Use of Web Navigator mean that the schema, the triggers, etc. are all custom and scale at a different rate than any other ENOVIA Live Collaboration implementation.

The approach to take is to find out what in the specific application uses a lot of resource and re-architect it to be either more efficient, or offload it to a background process on another server. If 500 users are utilizing 100% of the CPU, then either more CPU is needed or the application needs to be more scalable. Inefficient use of APIs, complex triggers that need to be executed frequently, and inefficient data modeling are common sources of scalability issues. Database tuning including adding additional indices, is an effective technique to improve performance and scalability simultaneously. Code and design review specifically with an eye toward scalability is the recommended approach.

Specifying the Classpath

Whenever working with the Java language, establishing the proper CLASSPATH is important for both compiling and running the program. At runtime, the application server needs to know about all necessary .jar files in its implementation of a classpath.

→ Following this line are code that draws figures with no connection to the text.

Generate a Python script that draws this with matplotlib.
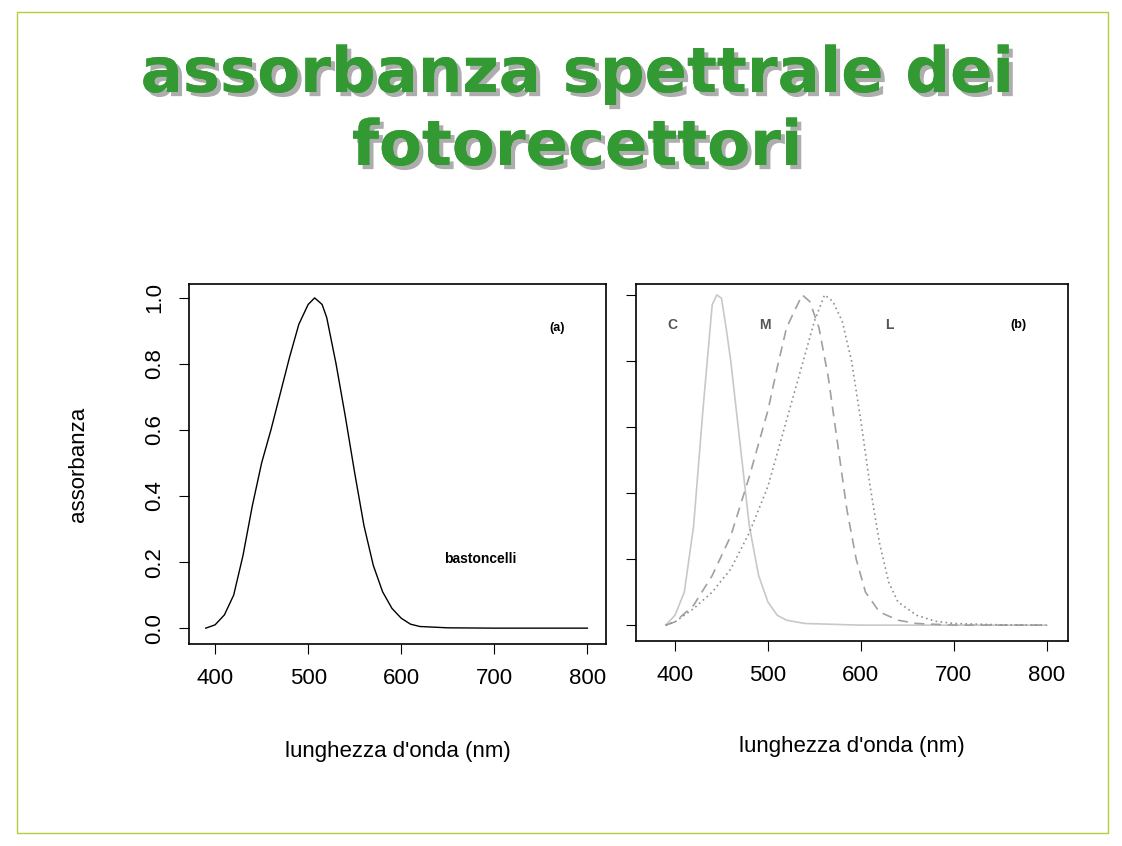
import numpy as np
import matplotlib.pyplot as plt
from matplotlib.patches import Rectangle
import matplotlib.patheffects as pe

plt.rcParams['font.family'] = ['Liberation Sans', 'DejaVu Sans']

# bastoncelli (rods)
rod_wl = [390, 400, 410, 420, 430, 440, 450, 460, 470, 480, 490, 500, 507, 515, 520,
          530, 540, 550, 560, 570, 580, 590, 600, 610, 620, 650, 700, 800]
rod_abs = [0.0, 0.01, 0.04, 0.10, 0.22, 0.37, 0.50, 0.60, 0.71, 0.82, 0.92, 0.98, 1.0, 0.98,
           0.94, 0.80, 0.64, 0.47, 0.31, 0.19, 0.11, 0.06, 0.03, 0.012, 0.005, 0.001, 0.0, 0.0]

# coni C, M, L
c_wl = [390, 400, 410, 420, 430, 440, 445, 450, 455, 460, 470, 480, 490, 500, 510, 520, 540, 600, 800]
c_abs = [0.0, 0.03, 0.10, 0.30, 0.65, 0.97, 1.0, 0.99, 0.90, 0.80, 0.55, 0.30, 0.15, 0.07,
         0.03, 0.015, 0.005, 0.0, 0.0]
m_wl = [390, 400, 420, 440, 460, 480, 500, 510, 520, 530, 537, 545, 555, 565, 575, 585,
        595, 605, 620, 640, 660, 700, 800]
m_abs = [0.0, 0.01, 0.06, 0.15, 0.27, 0.45, 0.65, 0.78, 0.90, 0.96, 1.0, 0.98, 0.90, 0.75,
         0.55, 0.35, 0.20, 0.10, 0.04, 0.015, 0.005, 0.0, 0.0]
l_wl = [390, 400, 420, 440, 460, 480, 500, 520, 540, 550, 561, 570, 580, 590, 600, 610,
        620, 630, 640, 660, 680, 700, 750, 800]
l_abs = [0.0, 0.01, 0.05, 0.10, 0.17, 0.28, 0.42, 0.62, 0.82, 0.92, 1.0, 0.98, 0.92, 0.80,
         0.62, 0.42, 0.25, 0.13, 0.07, 0.03, 0.012, 0.005, 0.001, 0.0]

W, H = 1122, 846
fig = plt.figure(figsize=(W / 100, H / 100), dpi=100)
fig.patches.append(Rectangle((17 / W, 1 - 833 / H), 1091 / W, 821 / H, transform=fig.transFigure,
                             fill=False, edgecolor='#b5cf3a', lw=1))

for txt, y in [('assorbanza spettrale dei', 75), ('fotorecettori', 148)]:
    fig.text(577 / W, 1 - y / H, txt, ha='center', va='center', fontsize=45,
             fontweight='bold', family='DejaVu Sans', color='#339933',
             path_effects=[pe.withSimplePatchShadow(offset=(3, -3), shadow_rgbFace='#999999', alpha=0.8),
                           pe.Normal()])

ax1 = fig.add_axes([189 / W, 1 - 644 / H, 417 / W, 360 / H])
ax2 = fig.add_axes([636 / W, 1 - 641 / H, 432 / W, 357 / H])

ax1.plot(rod_wl, rod_abs, color='black', lw=1)
ax1.set_xlim(372, 820)
ax1.set_ylim(-0.048, 1.042)
ax1.set_yticks([0, 0.2, 0.4, 0.6, 0.8, 1.0])
ax1.set_yticklabels(['0.0', '0.2', '0.4', '0.6', '0.8', '1.0'], rotation=90, va='center')
ax1.set_ylabel('assorbanza', fontsize=16, labelpad=40)
ax1.text(767, 0.91, '(a)', fontsize=9, fontweight='bold', ha='center', va='center')
ax1.text(685, 0.21, 'bastoncelli', fontsize=10, fontweight='bold', ha='center', va='center')

ax2.plot(c_wl, c_abs, color='#c8c8c8', lw=1.2)
ax2.plot(m_wl, m_abs, color='#a0a0a0', lw=1.2, ls=(0, (6, 4)))
ax2.plot(l_wl, l_abs, color='#909090', lw=1.2, ls=(0, (1, 2)))
ax2.set_xlim(358, 823)
ax2.set_ylim(-0.048, 1.033)
ax2.set_yticks([0, 0.2, 0.4, 0.6, 0.8, 1.0])
ax2.set_yticklabels([])
for lbl, x in [('C', 397), ('M', 497), ('L', 631)]:
    ax2.text(x, 0.91, lbl, fontsize=10, fontweight='bold', color='#555555', ha='center', va='center')
ax2.text(770, 0.91, '(b)', fontsize=9, fontweight='bold', ha='center', va='center')

for ax in (ax1, ax2):
    ax.set_xticks([400, 500, 600, 700, 800])
    ax.tick_params(direction='out', length=7, labelsize=16, pad=10)
    for s in ax.spines.values():
        s.set_linewidth(1.2)
ax1.set_xlabel("lunghezza d'onda (nm)", fontsize=16, labelpad=38)
ax2.set_xlabel("lunghezza d'onda (nm)", fontsize=16, labelpad=36)

fig.savefig('out.png', dpi=100)
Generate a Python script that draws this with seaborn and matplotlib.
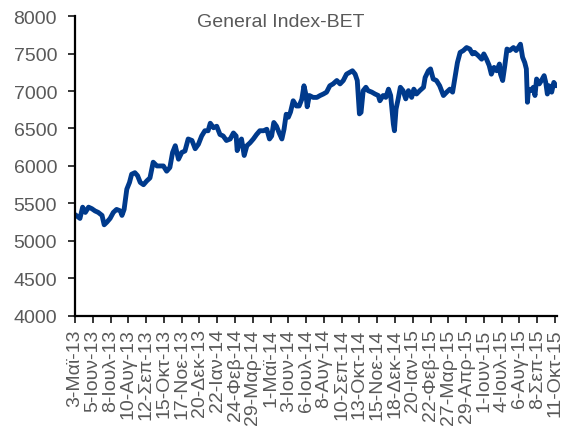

The installation programs for the ENOVIA Live Collaboration Server configure a variable called MX_CLASSPATH that is added to the environment's CLASSPATH to compute it at runtime. For compiling, add MX_CLASSPATH to your environment, ensuring that it includes references to all necessary .jar file. Refer to MX_CLASSPATH in the Studio Modeling Installation Guide for details.

The first step in debugging any Java program is to check that the CLASSPATH used by the server includes all necessary .jar files.